In the just-previous post, Powerline vs. Ethernet wiring, I had attributed the lower bandwidth of the theater room Powerline adapter to “circuitous wiring”. In fact, the problem was due to an electrically noisy pond pump on the outside of the wall.

How did I discover this? Two days ago, I had a Mohu Sky 60 outdoor antenna installed on the roof by Video Revolution (more about this in a coming post). That evening, Netflix was painfully slow in the theater room. Yesterday, I noticed that even MP3 music was taking a long time to load on the Raspberry Pi in the theater room.
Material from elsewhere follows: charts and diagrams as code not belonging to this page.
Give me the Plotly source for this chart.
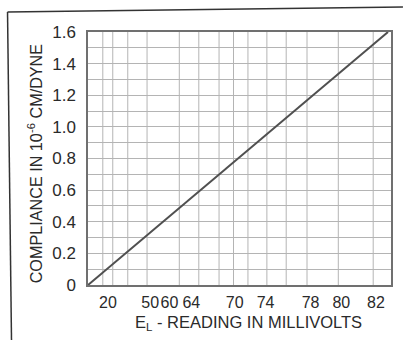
import plotly.graph_objects as go

# Calibration line: compliance (10^-6 cm/dyne) plotted on a linear position scale
line_pos = [0.0, 1.6]
line_compliance = [0.0, 1.6]

# Millivolt readings marked along the horizontal scale, and where each one sits
reading_labels = ["20", "50", "60", "64", "70", "74", "78", "80", "82"]
reading_pos = [0.106, 0.332, 0.434, 0.551, 0.782, 0.947, 1.187, 1.351, 1.536]

# Irregular vertical rulings of the chart paper
grid_pos = [0.079, 0.132, 0.212, 0.315, 0.487, 0.591, 0.699, 0.776, 0.853,
            0.954, 1.057, 1.168, 1.335, 1.521]

y_ticks = [0, 0.2, 0.4, 0.6, 0.8, 1.0, 1.2, 1.4, 1.6]
y_ticktext = ["0", "0.2", "0.4", "0.6", "0.8", "1.0", "1.2", "1.4", "1.6"]

W, H = 405, 340
L, R, T, B = 88, 12, 32, 55
X_MAX = 1.616

FONT = "Liberation Sans, Arial, sans-serif"
INK = "#2a2a2a"

fig = go.Figure()
fig.add_trace(go.Scatter(
    x=line_pos, y=line_compliance, mode="lines",
    line=dict(color="#505050", width=2), hoverinfo="skip", showlegend=False,
))

shapes = []
for gx in grid_pos:
    shapes.append(dict(type="line", xref="x", yref="paper", x0=gx, x1=gx, y0=0, y1=1,
                       line=dict(color="#b4b4b4", width=1), layer="below"))

# outer frame of the figure (top rule and left rule)
def px_to_paper(px, py):
    pw = W - L - R
    ph = H - T - B
    return (px - L) / pw, (H - B - py) / ph

x0, y0 = px_to_paper(7, 12)
x1, y1 = px_to_paper(405, 7)
x2, y2 = px_to_paper(11, 340)
shapes.append(dict(type="line", xref="paper", yref="paper", x0=x0, y0=y0, x1=x1, y1=y1,
                   line=dict(color="#333333", width=1.5)))
shapes.append(dict(type="line", xref="paper", yref="paper", x0=x0, y0=y0, x1=x2, y1=y2,
                   line=dict(color="#333333", width=1.5)))

fig.update_layout(
    width=W, height=H,
    margin=dict(l=L, r=R, t=T, b=B),
    paper_bgcolor="white", plot_bgcolor="white",
    shapes=shapes,
    font=dict(family=FONT, color=INK),
    xaxis=dict(
        range=[0, X_MAX], showgrid=False, zeroline=False,
        tickmode="array", tickvals=reading_pos, ticktext=reading_labels,
        tickangle=0,
        ticks="outside", ticklen=2, tickcolor="rgba(0,0,0,0)",
        tickfont=dict(size=16, family=FONT, color=INK),
        showline=True, linecolor="#707070", linewidth=1.5, mirror=True,
    ),
    yaxis=dict(
        range=[0, 1.6], zeroline=False,
        tickmode="array", tickvals=y_ticks, ticktext=y_ticktext,
        showgrid=True, gridcolor="#b4b4b4", gridwidth=1,
        minor=dict(dtick=0.1, tick0=0, showgrid=True, gridcolor="#b4b4b4", gridwidth=1),
        ticks="outside", ticklen=7, tickcolor="rgba(0,0,0,0)",
        tickfont=dict(size=17, family=FONT, color=INK),
        showline=True, linecolor="#707070", linewidth=1.5, mirror=True,
    ),
    annotations=[
        dict(text="E<sub>L</sub> - READING IN MILLIVOLTS", xref="paper", yref="paper",
             x=(250 - L) / (W - L - R), y=(H - B - 323) / (H - T - B),
             showarrow=False, xanchor="center", yanchor="middle",
             font=dict(size=16.5, family=FONT, color=INK)),
        dict(text="COMPLIANCE IN 10<sup>-6</sup> CM/DYNE", xref="paper", yref="paper",
             x=(35 - L) / (W - L - R), y=(H - B - 163) / (H - T - B),
             showarrow=False, textangle=-90, xanchor="center", yanchor="middle",
             font=dict(size=16.2, family=FONT, color=INK)),
    ],
)

fig.write_html("out.html")
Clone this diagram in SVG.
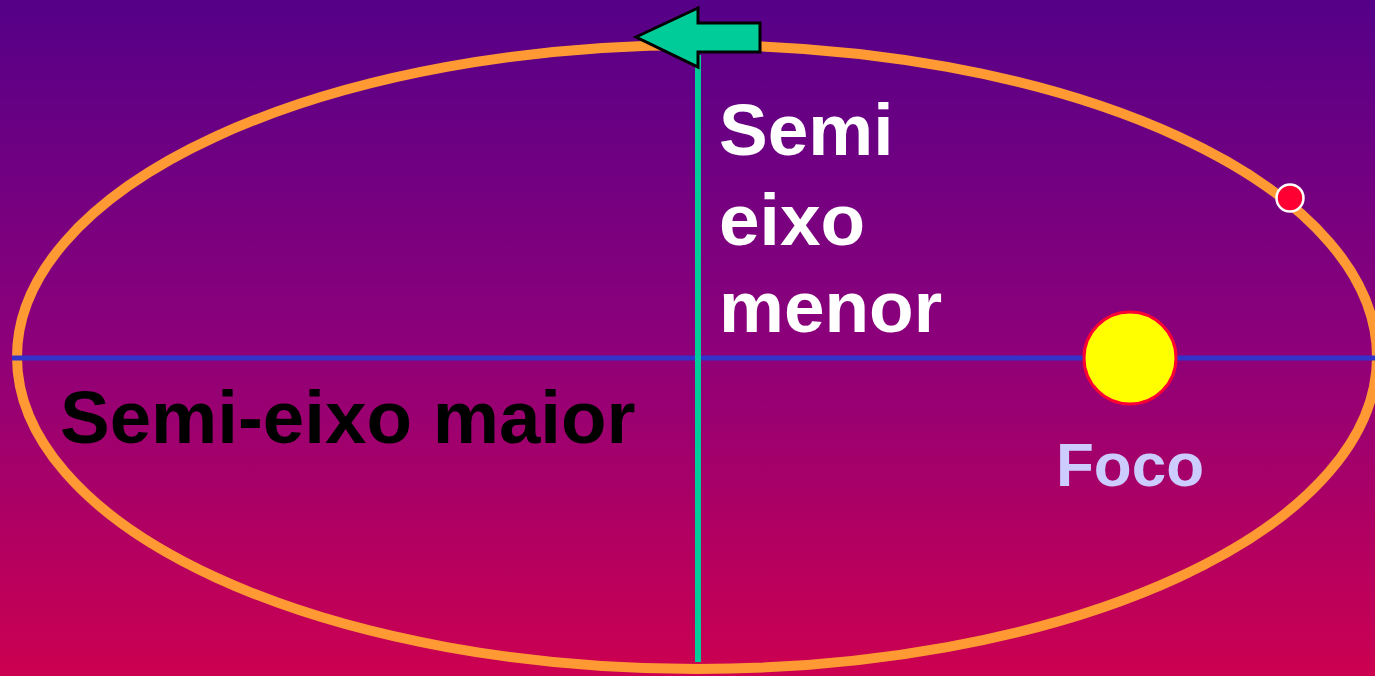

I figured the antenna might have something to do with it, as the most recently changed element of the setup, despite the fact that it was attached only to a TV in the den.

After satisfying myself that the new antenna wasn’t the cause by disconnecting it completely, I was stumped, and started casting around for another culprit. When I finally got around to unplugging the outdoor pump, I had my Joe Earley red-faced moment. The pump had been interfering with our Powerline for years.
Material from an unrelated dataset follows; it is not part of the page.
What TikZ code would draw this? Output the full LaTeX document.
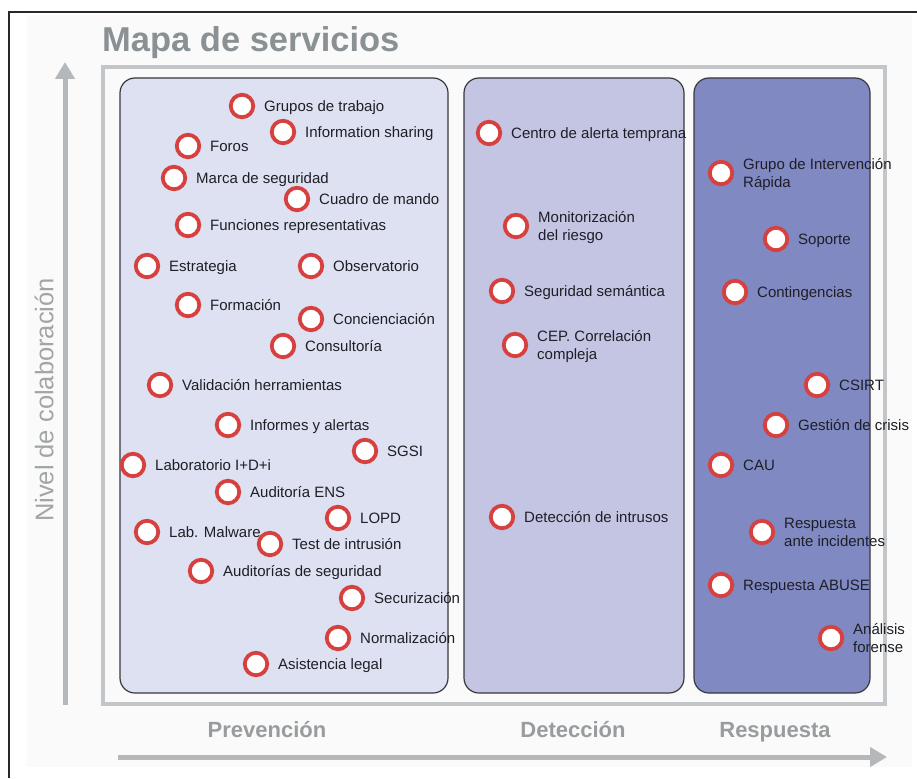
\documentclass[tikz,border=0pt]{standalone}
\usepackage{fontspec}
\setmainfont{Liberation Sans}
\usetikzlibrary{arrows.meta}

\definecolor{pagebg}{RGB}{250,250,250}
\definecolor{framedark}{RGB}{40,40,40}
\definecolor{titlegray}{RGB}{138,145,148}
\definecolor{axisgray}{RGB}{180,184,186}
\definecolor{boxgray}{RGB}{195,198,200}
\definecolor{panelline}{RGB}{55,57,62}
\definecolor{prevfill}{RGB}{222,225,241}
\definecolor{detfill}{RGB}{196,197,227}
\definecolor{respfill}{RGB}{128,137,194}
\definecolor{svcred}{RGB}{214,64,62}
\definecolor{labeltext}{RGB}{30,31,38}

% one service: red ring plus its label
\newcommand\svcitem[4]{%
  \node[svc] (#1) at (#2,#3) {};
  \node[svclabel] (#1-t) at ([xshift=22pt,yshift=-5.4pt]#1.center) {#4};}
% service whose label runs over two lines (base anchor sits on the last line)
\newcommand\svcitemtwo[4]{%
  \node[svc] (#1) at (#2,#3) {};
  \node[svclabel] (#1-t) at ([xshift=22pt,yshift=-14.4pt]#1.center) {#4};}

\begin{document}
\begin{tikzpicture}[x=1pt,y=-1pt,
  svc/.style={circle, draw=svcred, fill=white, line width=3.8pt,
    minimum size=22.5pt, inner sep=0pt},
  svclabel/.style={anchor=base west, inner sep=0pt, align=left,
    font=\fontsize{15}{18}\selectfont, text=labeltext},
  panel/.style={draw=panelline, line width=1.2pt, rounded corners=15pt},
  axis/.style={draw=axisgray, line width=5pt,
    -{Triangle[length=17pt,width=19pt]}},
  phase/.style={font=\fontsize{22}{26}\selectfont\bfseries,
    text=axisgray!85!black, anchor=base, inner sep=0pt}]
\useasboundingbox (0,0) rectangle (917,778);

% page background and frame
\fill[pagebg] (27,15) rectangle (912,767);
\draw[framedark, line width=1.5pt] (9,778) -- (9,12) -- (917,12);

% title
\node[anchor=base west, inner sep=0pt, text=titlegray,
  font=\fontsize{34.5}{40}\selectfont\bfseries] (title) at (102,52) {Mapa de servicios};

% outer box and the three phase panels
\draw[boxgray, line width=4pt] (103,67) rectangle (885,704);
\draw[panel, fill=prevfill] (120,78) rectangle (448,693);
\draw[panel, fill=detfill]  (464,78) rectangle (684,693);
\draw[panel, fill=respfill] (694,78) rectangle (870,693);

% axes
\coordinate (ybot) at (65,705);
\coordinate (ytop) at (65,62);
\coordinate (xleft) at (118,757);
\coordinate (xright) at (887,757);
\draw[axis] (ybot) -- (ytop);
\draw[axis] (xleft) -- (xright);
\node[rotate=90, text=axisgray!90!black, font=\fontsize{25.5}{30}\selectfont,
  inner sep=0pt] (ylabel) at (44,400) {Nivel de colaboración};

\node[phase] (prev) at (267,737) {Prevención};
\node[phase] (det)  at (573,737) {Detección};
\node[phase] (resp) at (775,737) {Respuesta};

% Prevención
\svcitem{grupos}{242}{106}{Grupos de trabajo}
\svcitem{info}{283}{132}{Information sharing}
\svcitem{foros}{188}{146}{Foros}
\svcitem{marca}{174}{178}{Marca de seguridad}
\svcitem{cuadro}{297}{199}{Cuadro de mando}
\svcitem{funciones}{188}{225}{Funciones representativas}
\svcitem{estrategia}{147}{266}{Estrategia}
\svcitem{observatorio}{311}{266}{Observatorio}
\svcitem{formacion}{188}{305}{Formación}
\svcitem{concienciacion}{311}{319}{Concienciación}
\svcitem{consultoria}{283}{346}{Consultoría}
\svcitem{validacion}{160}{385}{Validación herramientas}
\svcitem{informes}{228}{425}{Informes y alertas}
\svcitem{sgsi}{365}{451}{SGSI}
\svcitem{laboratorio}{133}{465}{Laboratorio I+D+i}
\svcitem{ens}{228}{492}{Auditoría ENS}
\svcitem{lopd}{338}{518}{LOPD}
\svcitem{malware}{147}{532}{Lab. Malware}
\svcitem{intrusion}{270}{544}{Test de intrusión}
\svcitem{auditorias}{201}{571}{Auditorías de seguridad}
\svcitem{securizacion}{352}{598}{Securización}
\svcitem{normalizacion}{338}{638}{Normalización}
\svcitem{asistencia}{256}{664}{Asistencia legal}

% Detección
\svcitem{alerta}{489}{133}{Centro de alerta temprana}
\svcitemtwo{monitor}{516}{226}{Monitorización\\del riesgo}
\svcitem{semantica}{502}{291}{Seguridad semántica}
\svcitemtwo{cep}{515}{345}{CEP. Correlación\\compleja}
\svcitem{ids}{502}{517}{Detección de intrusos}

% Respuesta
\svcitemtwo{gir}{721}{173}{Grupo de Intervención\\Rápida}
\svcitem{soporte}{776}{239}{Soporte}
\svcitem{contingencias}{735}{292}{Contingencias}
\svcitem{csirt}{817}{385}{CSIRT}
\svcitem{crisis}{776}{425}{Gestión de crisis}
\svcitem{cau}{721}{465}{CAU}
\svcitemtwo{incidentes}{762}{532}{Respuesta\\ante incidentes}
\svcitem{abuse}{721}{585}{Respuesta ABUSE}
\svcitemtwo{forense}{831}{638}{Análisis\\forense}
\end{tikzpicture}
\end{document}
Not that the lowered bandwidth had been a problem. It was always adequate for our streaming media. I had no previous experience with Powerline and didn’t know how much bandwidth to expect.

I had overlooked the pump as a possible interference source because it was “out of sight, out of mind”. I will probably install an AC filter or have an electrician do it.

See the dramatic before and after “Link Rates” at the top of this post. Actually, a “before” shot yesterday would have shown only 5 Mbps for the theater room and 70 Mbps in the den.

When the temperature is higher this weekend, I’ll check to see what made the pump become even noisier than before (it’s unnecessary for the fishes’ health in cold weather, anyway).

Some might take this kind of problem as an argument for Ethernet wiring over Powerline. It probably is, but like Joe Earley (below), I will push ahead, and wait on getting the house wired until I find a more pressing need for it. At the least, it’s an education!


I made a tinfoil hat for my Roku 3...

It’s very attractive, though.

I still haven’t gotten around to having our house wired for internet. But I wanted to see how much a wired Ethernet connection (vs. wifi) would improve the performance of a Roku box.

I found a refurbished Roku 3 on sale at Woot! and picked one up. This is the top of their line, but the reason I wanted it was for the wired Ethernet connection (and a 5x faster processor). I connected it to a Windows 7 computer by gigabit switch.

The Roku 3 also boasts a remote with headphone jack for private listening, and direct cast to TV from the Roku app on your smartphone. These features were the source of a ridiculous problem. Ridiculous, because it never should have gotten out of the lab this way.

Reading taken near the other Roku in our den before tinfoil hat...

Roku 3 interferes mightily on channel 11 before tinfoil hat…

I noticed on my Wifi Analyzer app that there was a new item on our current wifi channel 11: the Roku itself. It was broadcasting on our channel, jamming it, resulting in degraded wifi performance. (see the next post for a correction to this.)

No need for any transmission at all since my connection is wired (unless you want to use the direct cast feature or headphone attached to the remote). But it turned out that I couldn’t shut wifi off. In fact the only way to stop it was to unplug the Roku 3.

I did some Googling and found that others discovered this, too. The best and most current thread is this one from Roku Forums:

Yet another Wi-Fi Direct is jamming my home network thread 

No workaround has yet been found besides a “Faraday cage”. This consists of blocking the transmission with a metal screen. Aluminum foil was mentioned as working for one poster.

After tinfoil hat.

Roku 3 still interferes on channel 11 after tinfoil hat.

So I tried it. I covered up everything I could, leaving the wires sticking out the back and a little hole for the infrared port.

As you can see at left, the Roku’s own wifi was attenuated somewhat, but not enough to stop it from interfering. (The readings were taken beside an older Roku box in the den.)

I think I will go back to the Roku LT until Roku pushes out a software or firmware update to let you turn off wifi.

Roku probably should have used Bluetooth to implement these features. Or, considering how cluttered the 2.4GHz band is, they probably should have just left the features out, or made them work only on the 5 GHz band.

(By the way, the Roku 3 on wired Ethernet connection worked well. I was trying a semi-competitor to Plex, called Media Browser. MB was able to play a Windows TV (.wtv) recording smoothly, once the puny Celeron processor in my mom’s old Win 7 computer transcoded and buffered enough of the file for it to get started.)

Bulletin for all cranks: you are going to have to do better than a tinfoil hat if you want to keep the NSA from monitoring your mind.